__Task objective__.
Return only the lines from the top of the data down to the one that holds "tipo = ['gels'] * 5 + ['busp'] + ['ctrl'] * 2", both included, without any pictures.

__Given information__.
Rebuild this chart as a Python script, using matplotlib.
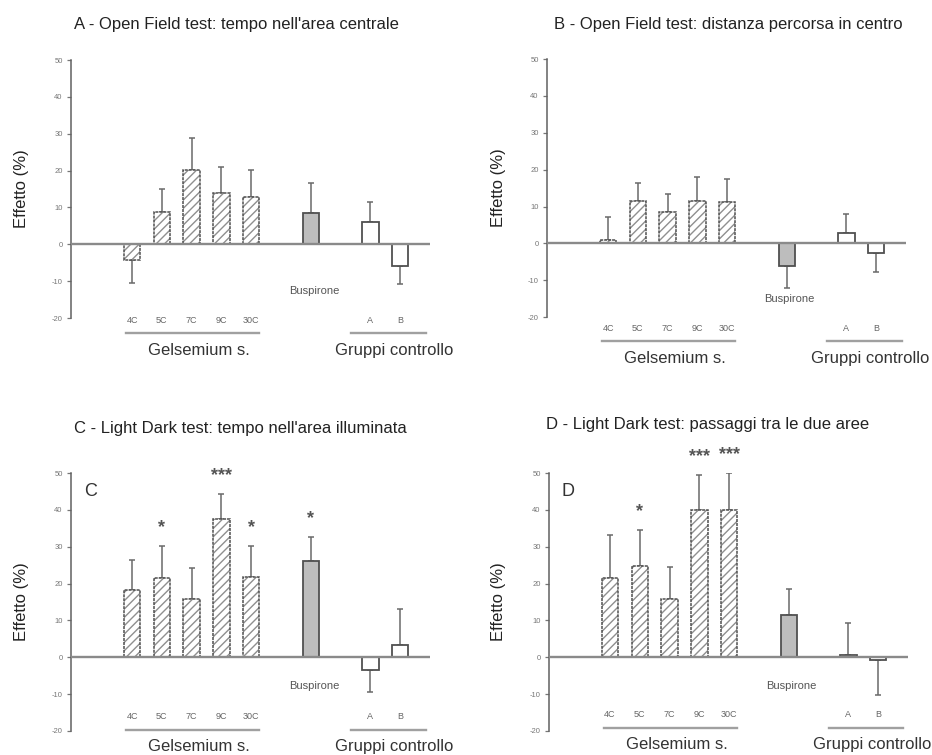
import numpy as np
import matplotlib.pyplot as plt

plt.rcParams['font.family'] = ['Liberation Sans', 'DejaVu Sans']
plt.rcParams['axes.unicode_minus'] = False

# gruppi: Gelsemium s. (4C..30C), Buspirone, controlli A e B
gruppi = ['4C', '5C', '7C', '9C', '30C', 'Buspirone', 'A', 'B']
tipo = ['gels'] * 5 + ['busp'] + ['ctrl'] * 2

# A - Open Field: tempo nell'area centrale
a_val = [-4.3, 8.7, 20.1, 14.0, 12.9, 8.4, 6.0, -5.9]
a_err = [6.2, 6.3, 8.7, 7.0, 7.2, 8.3, 5.4, 4.9]
# B - Open Field: distanza percorsa in centro
b_val = [0.9, 11.6, 8.6, 11.4, 11.3, -6.1, 2.9, -2.7]
b_err = [6.3, 4.8, 4.7, 6.6, 6.3, 6.0, 5.1, 5.0]
# C - Light Dark: tempo nell'area illuminata
c_val = [18.3, 21.6, 15.7, 37.6, 21.9, 26.0, -3.4, 3.2]
c_err = [8.2, 8.7, 8.5, 6.8, 8.4, 6.6, 6.1, 9.8]
c_sig = ['', '*', '', '***', '*', '*', '', '']
# D - Light Dark: passaggi tra le due aree
d_val = [21.6, 24.7, 15.9, 40.0, 40.0, 11.5, 0.6, -0.7]
d_err = [11.6, 9.8, 8.6, 9.4, 9.9, 7.0, 8.7, 9.6]
d_sig = ['', '*', '', '***', '***', '', '', '']

titoli = ["A - Open Field test: tempo nell'area centrale",
          "B - Open Field test: distanza percorsa in centro",
          "C - Light Dark test: tempo nell'area illuminata",
          "D - Light Dark test: passaggi tra le due aree"]

x = np.array([0, 1, 2, 3, 4, 6, 8, 9], dtype=float)
bw = 0.55
edge = '#505050'
grey = '#6a6a6a'

fig = plt.figure(figsize=(9.32, 7.55), dpi=100)


def draw_panel(rect, vals, errs, sig, letter, lab_y, busp_y, title_xy, ylab_x):
    ax = fig.add_axes(rect)
    vals = np.array(vals)
    errs = np.array(errs)
    for i in range(len(vals)):
        if tipo[i] == 'gels':
            ax.bar(x[i], vals[i], bw, color='white', hatch='////', edgecolor='#8f8f8f', linewidth=0, zorder=2)
            ax.bar(x[i], vals[i], bw, color='none', edgecolor=edge, linewidth=1.1, linestyle=(0, (2, 0.6)), zorder=3)
        elif tipo[i] == 'busp':
            ax.bar(x[i], vals[i], bw, color='#bdbdbd', edgecolor=edge, linewidth=1.3, zorder=3)
        else:
            ax.bar(x[i], vals[i], bw, color='white', edgecolor=edge, linewidth=1.3, zorder=3)
    lo = np.where(vals < 0, errs, 0)
    hi = np.where(vals >= 0, errs, 0)
    ax.errorbar(x, vals, yerr=[lo, hi], fmt='none', ecolor=grey, elinewidth=1.1, capsize=2.3, capthick=1.1, zorder=1)
    ax.axhline(0, color='#8a8a8a', linewidth=1.7, zorder=4)

    ax.set_xlim(-2.05, 10.0)
    ax.set_ylim(-20, 50)
    ax.set_yticks(np.arange(-20, 51, 10))
    ax.tick_params(axis='y', direction='out', length=3, width=0.9, colors='#777777', labelsize=5.5, pad=3)
    ax.set_xticks([])
    for s in ['top', 'right', 'bottom']:
        ax.spines[s].set_visible(False)
    ax.spines['left'].set_color('#606060')
    ax.spines['left'].set_linewidth(1.1)
    ax.patch.set_alpha(0)

    for i in range(len(vals)):
        if sig is not None and sig[i]:
            ax.text(x[i], vals[i] + errs[i] + 5.0, sig[i], ha='center', va='center',
                    fontsize=13, fontweight='bold', color='#555555', clip_on=False)
        if tipo[i] != 'busp':
            ax.text(x[i], lab_y, gruppi[i], ha='center', va='center', fontsize=6.5, color='#666666', clip_on=False)
    ax.text(x[5] + 0.1, busp_y, 'Buspirone', ha='center', va='center', fontsize=8, color='#555555')

    ax.plot([x[0] - 0.2, x[4] + 0.25], [lab_y - 3.6, lab_y - 3.6], color='#a0a0a0', lw=1.7, clip_on=False)
    ax.plot([x[6] - 0.65, x[7] + 0.85], [lab_y - 3.6, lab_y - 3.6], color='#a0a0a0', lw=1.7, clip_on=False)
    ax.text(x[2] + 0.25, lab_y - 8.2, 'Gelsemium s.', ha='center', va='center', fontsize=12, color='#333333', clip_on=False)
    ax.text((x[6] + x[7]) / 2 + 0.3, lab_y - 8.2, 'Gruppi controllo', ha='center', va='center', fontsize=12, color='#333333', clip_on=False)

    if letter:
        ax.text(-1.4, 45, letter, ha='center', va='center', fontsize=13, color='#333333')

    fig.text(title_xy[0] / 932, 1 - title_xy[1] / 755, title_xy[2], ha='center', va='center', fontsize=12, color='#222222')
    fig.text(ylab_x / 932, rect[1] + rect[3] * 0.5, 'Effetto (%)', rotation=90, ha='center', va='center', fontsize=12, color='#222222')
    return ax


draw_panel([0.0762, 0.5788, 0.3852, 0.3417], a_val, a_err, None, '', -20.6, -12.6, (236, 25, titoli[0]), 22)
draw_panel([0.5869, 0.5800, 0.3852, 0.3417], b_val, b_err, None, '', -23.0, -15.2, (728, 25, titoli[1]), 499)
draw_panel([0.0762, 0.0318, 0.3852, 0.3417], c_val, c_err, c_sig, 'C', -16.1, -7.9, (240, 428, titoli[2]), 22)
draw_panel([0.5890, 0.0318, 0.3852, 0.3417], d_val, d_err, d_sig, 'D', -15.5, -7.7, (708, 424, titoli[3]), 499)

fig.savefig('out.png', dpi=100)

__Task output__.
Rebuild this chart as a Python script, using matplotlib.
import numpy as np
import matplotlib.pyplot as plt

plt.rcParams['font.family'] = ['Liberation Sans', 'DejaVu Sans']
plt.rcParams['axes.unicode_minus'] = False

# gruppi: Gelsemium s. (4C..30C), Buspirone, controlli A e B
gruppi = ['4C', '5C', '7C', '9C', '30C', 'Buspirone', 'A', 'B']
tipo = ['gels'] * 5 + ['busp'] + ['ctrl'] * 2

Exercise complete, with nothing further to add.